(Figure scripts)
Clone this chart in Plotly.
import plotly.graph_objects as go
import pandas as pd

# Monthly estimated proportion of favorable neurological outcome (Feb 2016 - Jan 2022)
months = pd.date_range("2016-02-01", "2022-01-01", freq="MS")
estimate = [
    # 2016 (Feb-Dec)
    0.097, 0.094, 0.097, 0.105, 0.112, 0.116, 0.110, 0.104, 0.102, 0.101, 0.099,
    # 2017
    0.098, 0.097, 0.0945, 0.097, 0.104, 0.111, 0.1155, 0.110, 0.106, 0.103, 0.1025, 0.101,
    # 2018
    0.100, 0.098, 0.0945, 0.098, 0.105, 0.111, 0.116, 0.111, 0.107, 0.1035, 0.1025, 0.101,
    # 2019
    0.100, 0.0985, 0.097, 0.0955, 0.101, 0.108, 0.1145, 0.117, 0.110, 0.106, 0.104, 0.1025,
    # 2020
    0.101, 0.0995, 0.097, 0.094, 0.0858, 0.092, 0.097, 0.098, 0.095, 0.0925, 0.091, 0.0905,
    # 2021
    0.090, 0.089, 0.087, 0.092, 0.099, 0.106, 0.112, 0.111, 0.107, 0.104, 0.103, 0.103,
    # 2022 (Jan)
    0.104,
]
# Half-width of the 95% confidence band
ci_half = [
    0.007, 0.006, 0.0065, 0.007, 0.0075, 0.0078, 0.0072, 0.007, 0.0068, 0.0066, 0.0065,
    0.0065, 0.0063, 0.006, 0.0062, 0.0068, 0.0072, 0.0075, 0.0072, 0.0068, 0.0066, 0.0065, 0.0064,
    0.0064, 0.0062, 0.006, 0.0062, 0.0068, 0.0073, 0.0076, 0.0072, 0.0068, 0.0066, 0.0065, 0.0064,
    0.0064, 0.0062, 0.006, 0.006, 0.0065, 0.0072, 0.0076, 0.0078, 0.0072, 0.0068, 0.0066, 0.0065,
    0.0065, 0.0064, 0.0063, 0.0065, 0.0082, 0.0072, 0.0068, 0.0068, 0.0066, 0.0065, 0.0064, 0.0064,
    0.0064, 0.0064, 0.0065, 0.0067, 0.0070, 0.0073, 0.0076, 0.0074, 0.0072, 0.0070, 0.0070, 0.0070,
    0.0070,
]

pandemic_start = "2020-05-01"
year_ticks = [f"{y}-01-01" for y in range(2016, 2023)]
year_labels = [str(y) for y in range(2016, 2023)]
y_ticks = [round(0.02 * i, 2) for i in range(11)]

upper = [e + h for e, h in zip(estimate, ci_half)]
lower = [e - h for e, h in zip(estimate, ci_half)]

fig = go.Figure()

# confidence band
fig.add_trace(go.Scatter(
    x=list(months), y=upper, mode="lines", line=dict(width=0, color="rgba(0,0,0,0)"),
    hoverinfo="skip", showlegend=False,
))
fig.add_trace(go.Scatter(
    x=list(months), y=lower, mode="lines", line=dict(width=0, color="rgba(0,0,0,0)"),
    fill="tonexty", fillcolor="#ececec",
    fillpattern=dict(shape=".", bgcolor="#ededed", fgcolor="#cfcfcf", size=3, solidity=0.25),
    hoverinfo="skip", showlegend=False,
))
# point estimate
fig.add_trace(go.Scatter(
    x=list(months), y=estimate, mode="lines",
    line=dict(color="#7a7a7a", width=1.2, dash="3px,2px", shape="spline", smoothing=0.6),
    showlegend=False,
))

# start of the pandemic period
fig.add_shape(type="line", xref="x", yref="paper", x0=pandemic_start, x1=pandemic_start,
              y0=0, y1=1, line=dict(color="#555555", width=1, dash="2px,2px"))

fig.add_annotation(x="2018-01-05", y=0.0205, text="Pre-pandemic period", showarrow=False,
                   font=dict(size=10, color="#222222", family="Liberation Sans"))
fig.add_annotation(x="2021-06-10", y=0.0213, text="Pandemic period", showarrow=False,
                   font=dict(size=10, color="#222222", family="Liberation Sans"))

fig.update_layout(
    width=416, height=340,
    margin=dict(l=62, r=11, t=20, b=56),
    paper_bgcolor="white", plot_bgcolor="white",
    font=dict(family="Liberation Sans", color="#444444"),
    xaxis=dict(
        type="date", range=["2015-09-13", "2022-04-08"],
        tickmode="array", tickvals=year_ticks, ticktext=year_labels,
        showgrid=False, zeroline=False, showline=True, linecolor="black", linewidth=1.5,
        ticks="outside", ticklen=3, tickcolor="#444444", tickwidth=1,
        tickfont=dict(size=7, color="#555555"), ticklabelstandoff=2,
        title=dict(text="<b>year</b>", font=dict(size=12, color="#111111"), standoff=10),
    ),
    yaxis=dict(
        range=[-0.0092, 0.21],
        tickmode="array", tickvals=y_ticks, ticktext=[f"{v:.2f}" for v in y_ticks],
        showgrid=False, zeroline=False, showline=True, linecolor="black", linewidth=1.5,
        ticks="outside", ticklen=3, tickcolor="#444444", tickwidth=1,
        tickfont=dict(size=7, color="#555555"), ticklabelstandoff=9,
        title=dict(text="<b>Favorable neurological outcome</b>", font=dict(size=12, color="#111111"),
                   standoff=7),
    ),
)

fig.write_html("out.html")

==

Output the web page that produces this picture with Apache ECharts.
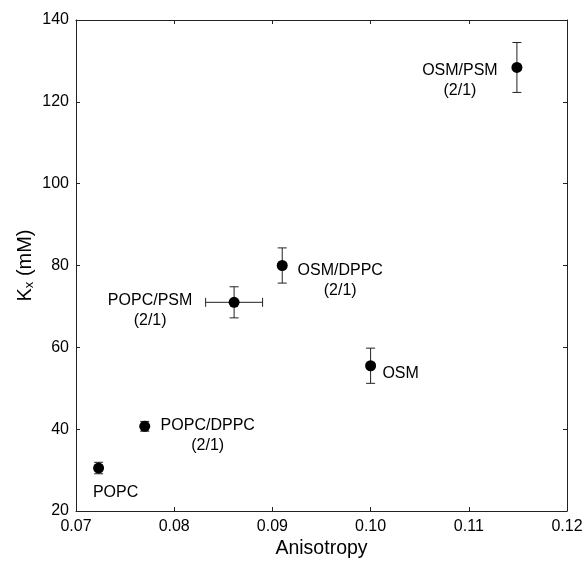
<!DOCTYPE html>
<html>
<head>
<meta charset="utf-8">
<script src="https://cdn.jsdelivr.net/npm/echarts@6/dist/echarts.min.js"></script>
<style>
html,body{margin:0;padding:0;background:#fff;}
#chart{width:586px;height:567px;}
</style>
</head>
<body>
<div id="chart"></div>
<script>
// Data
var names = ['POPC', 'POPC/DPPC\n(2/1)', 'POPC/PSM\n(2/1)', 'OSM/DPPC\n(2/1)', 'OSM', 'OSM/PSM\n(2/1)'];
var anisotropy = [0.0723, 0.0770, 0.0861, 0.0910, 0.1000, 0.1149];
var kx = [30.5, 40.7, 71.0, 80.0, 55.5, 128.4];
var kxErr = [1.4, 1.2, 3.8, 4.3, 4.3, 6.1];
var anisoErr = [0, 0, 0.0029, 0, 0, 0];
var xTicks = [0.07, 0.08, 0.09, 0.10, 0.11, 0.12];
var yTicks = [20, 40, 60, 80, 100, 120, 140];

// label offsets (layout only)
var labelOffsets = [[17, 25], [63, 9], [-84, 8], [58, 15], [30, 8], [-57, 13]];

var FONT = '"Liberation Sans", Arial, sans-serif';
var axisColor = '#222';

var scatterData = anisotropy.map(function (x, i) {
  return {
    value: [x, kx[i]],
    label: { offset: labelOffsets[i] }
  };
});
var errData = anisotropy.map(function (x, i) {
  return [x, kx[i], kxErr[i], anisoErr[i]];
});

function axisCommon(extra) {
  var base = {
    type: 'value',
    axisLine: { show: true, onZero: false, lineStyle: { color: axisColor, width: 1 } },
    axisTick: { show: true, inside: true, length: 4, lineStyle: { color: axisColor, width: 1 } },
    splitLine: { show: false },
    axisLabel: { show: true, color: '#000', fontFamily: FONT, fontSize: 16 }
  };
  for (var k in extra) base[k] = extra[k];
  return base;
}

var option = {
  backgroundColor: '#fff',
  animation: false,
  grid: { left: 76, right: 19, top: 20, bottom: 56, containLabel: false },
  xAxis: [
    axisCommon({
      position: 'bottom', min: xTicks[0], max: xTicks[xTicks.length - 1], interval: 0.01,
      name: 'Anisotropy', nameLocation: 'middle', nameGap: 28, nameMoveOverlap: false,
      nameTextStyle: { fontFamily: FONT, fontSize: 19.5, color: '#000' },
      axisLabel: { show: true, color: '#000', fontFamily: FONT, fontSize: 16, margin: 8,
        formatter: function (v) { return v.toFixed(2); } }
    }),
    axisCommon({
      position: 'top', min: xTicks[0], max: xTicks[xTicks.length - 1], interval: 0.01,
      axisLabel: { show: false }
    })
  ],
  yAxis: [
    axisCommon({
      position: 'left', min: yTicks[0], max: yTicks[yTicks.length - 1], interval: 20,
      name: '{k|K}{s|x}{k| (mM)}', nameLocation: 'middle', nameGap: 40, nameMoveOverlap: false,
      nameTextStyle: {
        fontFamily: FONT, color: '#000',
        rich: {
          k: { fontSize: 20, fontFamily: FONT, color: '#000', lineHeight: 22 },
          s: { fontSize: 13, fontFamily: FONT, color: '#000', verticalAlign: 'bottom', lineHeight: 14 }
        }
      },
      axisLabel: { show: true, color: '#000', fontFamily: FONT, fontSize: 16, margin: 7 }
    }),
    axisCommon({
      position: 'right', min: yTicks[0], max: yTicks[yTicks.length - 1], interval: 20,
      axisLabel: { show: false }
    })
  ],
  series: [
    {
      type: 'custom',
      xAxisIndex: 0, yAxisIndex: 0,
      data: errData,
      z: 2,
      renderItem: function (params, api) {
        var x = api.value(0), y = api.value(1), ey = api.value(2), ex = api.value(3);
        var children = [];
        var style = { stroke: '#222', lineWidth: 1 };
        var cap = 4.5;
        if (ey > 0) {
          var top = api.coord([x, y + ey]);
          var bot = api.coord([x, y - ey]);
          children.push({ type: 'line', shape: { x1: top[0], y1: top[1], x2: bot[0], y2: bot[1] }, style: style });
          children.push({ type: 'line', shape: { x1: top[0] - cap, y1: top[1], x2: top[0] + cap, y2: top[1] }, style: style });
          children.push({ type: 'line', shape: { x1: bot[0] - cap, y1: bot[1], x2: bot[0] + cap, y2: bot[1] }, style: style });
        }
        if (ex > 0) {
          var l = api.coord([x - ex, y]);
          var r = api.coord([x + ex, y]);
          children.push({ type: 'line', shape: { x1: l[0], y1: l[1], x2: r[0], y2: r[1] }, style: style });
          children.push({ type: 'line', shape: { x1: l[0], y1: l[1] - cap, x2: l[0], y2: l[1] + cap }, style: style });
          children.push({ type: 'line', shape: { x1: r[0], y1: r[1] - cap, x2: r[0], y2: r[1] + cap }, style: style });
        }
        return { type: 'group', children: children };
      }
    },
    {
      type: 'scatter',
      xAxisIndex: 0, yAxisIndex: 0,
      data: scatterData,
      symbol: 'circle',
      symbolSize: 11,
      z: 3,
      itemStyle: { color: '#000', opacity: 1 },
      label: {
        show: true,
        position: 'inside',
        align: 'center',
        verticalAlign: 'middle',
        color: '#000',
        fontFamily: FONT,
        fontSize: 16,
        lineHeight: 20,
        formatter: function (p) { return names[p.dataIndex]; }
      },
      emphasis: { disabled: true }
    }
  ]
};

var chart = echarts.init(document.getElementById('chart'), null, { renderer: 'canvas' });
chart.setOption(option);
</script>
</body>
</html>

Short task
From the records above, retype only the lines starting at the line that contains "Clone this chart in Plotly." and ending at the line that contains "import pandas as pd", both included.

Finished answer
Clone this chart in Plotly.
import plotly.graph_objects as go
import pandas as pd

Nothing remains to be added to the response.